[Start Given records]

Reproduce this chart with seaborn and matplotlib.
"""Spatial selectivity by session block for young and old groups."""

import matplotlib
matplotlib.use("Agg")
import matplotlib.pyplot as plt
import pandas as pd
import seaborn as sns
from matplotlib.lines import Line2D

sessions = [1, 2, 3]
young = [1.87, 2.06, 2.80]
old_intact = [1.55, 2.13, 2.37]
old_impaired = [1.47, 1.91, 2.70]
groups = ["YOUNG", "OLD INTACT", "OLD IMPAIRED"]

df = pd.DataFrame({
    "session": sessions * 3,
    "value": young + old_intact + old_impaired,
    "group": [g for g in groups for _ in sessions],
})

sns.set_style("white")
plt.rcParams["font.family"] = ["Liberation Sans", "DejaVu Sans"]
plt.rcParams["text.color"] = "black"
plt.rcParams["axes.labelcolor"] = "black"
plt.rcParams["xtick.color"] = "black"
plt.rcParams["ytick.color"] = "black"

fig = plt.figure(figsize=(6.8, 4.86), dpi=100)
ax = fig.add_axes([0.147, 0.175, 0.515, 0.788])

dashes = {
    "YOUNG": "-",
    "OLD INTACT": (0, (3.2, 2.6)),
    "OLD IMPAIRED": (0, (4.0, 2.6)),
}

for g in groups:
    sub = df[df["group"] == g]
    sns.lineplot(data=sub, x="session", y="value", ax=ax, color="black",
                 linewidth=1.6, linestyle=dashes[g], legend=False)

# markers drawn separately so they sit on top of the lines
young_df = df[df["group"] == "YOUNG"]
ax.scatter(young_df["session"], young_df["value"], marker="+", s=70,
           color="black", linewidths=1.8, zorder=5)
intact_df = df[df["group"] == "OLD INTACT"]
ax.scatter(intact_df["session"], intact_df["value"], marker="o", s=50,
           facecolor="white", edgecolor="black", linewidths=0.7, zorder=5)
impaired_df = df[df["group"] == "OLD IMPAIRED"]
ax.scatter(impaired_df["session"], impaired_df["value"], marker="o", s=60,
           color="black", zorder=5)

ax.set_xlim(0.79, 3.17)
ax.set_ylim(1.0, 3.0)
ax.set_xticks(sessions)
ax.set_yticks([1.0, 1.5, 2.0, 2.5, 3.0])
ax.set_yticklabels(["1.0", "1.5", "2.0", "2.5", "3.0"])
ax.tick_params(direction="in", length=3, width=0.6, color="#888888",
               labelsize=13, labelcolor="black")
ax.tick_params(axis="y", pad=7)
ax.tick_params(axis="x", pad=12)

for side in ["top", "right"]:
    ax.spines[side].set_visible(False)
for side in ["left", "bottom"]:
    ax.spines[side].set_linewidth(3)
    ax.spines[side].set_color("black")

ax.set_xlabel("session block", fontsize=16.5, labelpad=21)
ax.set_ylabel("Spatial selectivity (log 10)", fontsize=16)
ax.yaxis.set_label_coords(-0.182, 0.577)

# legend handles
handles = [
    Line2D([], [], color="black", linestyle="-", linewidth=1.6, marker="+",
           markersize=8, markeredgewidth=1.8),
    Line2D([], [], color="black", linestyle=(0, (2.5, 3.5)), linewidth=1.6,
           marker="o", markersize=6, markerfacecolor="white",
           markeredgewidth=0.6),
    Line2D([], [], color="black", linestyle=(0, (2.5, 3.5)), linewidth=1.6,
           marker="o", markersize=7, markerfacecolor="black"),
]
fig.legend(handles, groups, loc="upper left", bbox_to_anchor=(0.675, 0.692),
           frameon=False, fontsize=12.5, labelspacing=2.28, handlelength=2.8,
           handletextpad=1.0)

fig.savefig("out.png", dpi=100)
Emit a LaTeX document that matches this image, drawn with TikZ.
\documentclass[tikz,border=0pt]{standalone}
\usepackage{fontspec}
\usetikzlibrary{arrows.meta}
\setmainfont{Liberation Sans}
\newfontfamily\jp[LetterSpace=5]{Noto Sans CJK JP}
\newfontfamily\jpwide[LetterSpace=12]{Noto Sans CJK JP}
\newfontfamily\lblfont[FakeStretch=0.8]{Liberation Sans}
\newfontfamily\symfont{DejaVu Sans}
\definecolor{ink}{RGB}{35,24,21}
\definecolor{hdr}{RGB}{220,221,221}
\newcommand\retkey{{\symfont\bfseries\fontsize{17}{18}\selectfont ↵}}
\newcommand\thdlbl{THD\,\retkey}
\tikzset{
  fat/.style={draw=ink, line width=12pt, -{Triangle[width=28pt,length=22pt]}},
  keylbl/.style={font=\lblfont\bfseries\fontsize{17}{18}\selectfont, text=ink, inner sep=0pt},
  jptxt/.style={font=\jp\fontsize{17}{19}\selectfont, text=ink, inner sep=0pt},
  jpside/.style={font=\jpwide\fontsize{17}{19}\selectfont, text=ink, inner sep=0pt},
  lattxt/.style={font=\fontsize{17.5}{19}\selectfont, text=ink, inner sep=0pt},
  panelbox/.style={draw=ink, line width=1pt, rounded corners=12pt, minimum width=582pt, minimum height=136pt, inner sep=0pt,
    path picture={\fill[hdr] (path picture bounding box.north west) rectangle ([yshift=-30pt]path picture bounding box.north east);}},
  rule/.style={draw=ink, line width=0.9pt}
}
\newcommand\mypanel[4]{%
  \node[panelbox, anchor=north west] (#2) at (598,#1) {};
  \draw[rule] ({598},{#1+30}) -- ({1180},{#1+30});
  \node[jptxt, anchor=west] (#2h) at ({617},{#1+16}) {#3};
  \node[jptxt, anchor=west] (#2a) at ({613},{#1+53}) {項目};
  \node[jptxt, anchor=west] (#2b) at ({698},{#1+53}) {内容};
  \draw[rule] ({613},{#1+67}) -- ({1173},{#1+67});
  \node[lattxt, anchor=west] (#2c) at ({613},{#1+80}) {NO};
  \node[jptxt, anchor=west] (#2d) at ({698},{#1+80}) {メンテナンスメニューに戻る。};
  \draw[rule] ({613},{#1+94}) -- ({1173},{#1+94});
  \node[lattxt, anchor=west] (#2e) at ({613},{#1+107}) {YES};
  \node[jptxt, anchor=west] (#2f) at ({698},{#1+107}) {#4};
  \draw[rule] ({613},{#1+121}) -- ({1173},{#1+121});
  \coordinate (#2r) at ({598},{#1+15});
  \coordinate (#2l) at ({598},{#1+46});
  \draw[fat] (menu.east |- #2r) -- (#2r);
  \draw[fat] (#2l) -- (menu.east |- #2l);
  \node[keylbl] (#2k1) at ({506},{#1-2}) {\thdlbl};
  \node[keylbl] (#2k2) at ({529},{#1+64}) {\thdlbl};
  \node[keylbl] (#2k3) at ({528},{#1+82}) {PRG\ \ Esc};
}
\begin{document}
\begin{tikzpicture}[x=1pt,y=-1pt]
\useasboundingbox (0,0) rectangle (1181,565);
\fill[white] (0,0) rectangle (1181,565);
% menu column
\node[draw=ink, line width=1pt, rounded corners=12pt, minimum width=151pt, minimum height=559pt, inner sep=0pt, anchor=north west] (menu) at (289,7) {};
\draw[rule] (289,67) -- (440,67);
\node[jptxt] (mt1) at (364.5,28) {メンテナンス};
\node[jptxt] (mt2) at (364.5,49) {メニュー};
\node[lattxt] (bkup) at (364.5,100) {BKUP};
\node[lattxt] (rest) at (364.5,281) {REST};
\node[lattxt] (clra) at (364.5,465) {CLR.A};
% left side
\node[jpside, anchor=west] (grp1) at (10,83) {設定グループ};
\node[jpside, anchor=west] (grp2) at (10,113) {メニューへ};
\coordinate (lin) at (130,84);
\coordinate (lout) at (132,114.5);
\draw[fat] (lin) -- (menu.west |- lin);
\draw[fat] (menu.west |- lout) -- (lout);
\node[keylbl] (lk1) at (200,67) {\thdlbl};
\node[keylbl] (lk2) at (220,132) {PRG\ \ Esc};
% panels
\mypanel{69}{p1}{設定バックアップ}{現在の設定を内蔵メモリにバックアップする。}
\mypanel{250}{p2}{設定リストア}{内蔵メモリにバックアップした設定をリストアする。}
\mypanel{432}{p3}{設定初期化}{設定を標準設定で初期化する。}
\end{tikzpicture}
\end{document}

[End Given records]

**What the exercise asks:** Set down, exactly as written, each line of the data from its opening line through the one containing "ax = fig.add_axes([0.147, 0.175, 0.515, 0.788])". Output nothing more.

**Output of the task:**
Reproduce this chart with seaborn and matplotlib.
"""Spatial selectivity by session block for young and old groups."""

import matplotlib
matplotlib.use("Agg")
import matplotlib.pyplot as plt
import pandas as pd
import seaborn as sns
from matplotlib.lines import Line2D

sessions = [1, 2, 3]
young = [1.87, 2.06, 2.80]
old_intact = [1.55, 2.13, 2.37]
old_impaired = [1.47, 1.91, 2.70]
groups = ["YOUNG", "OLD INTACT", "OLD IMPAIRED"]

df = pd.DataFrame({
    "session": sessions * 3,
    "value": young + old_intact + old_impaired,
    "group": [g for g in groups for _ in sessions],
})

sns.set_style("white")
plt.rcParams["font.family"] = ["Liberation Sans", "DejaVu Sans"]
plt.rcParams["text.color"] = "black"
plt.rcParams["axes.labelcolor"] = "black"
plt.rcParams["xtick.color"] = "black"
plt.rcParams["ytick.color"] = "black"

fig = plt.figure(figsize=(6.8, 4.86), dpi=100)
ax = fig.add_axes([0.147, 0.175, 0.515, 0.788])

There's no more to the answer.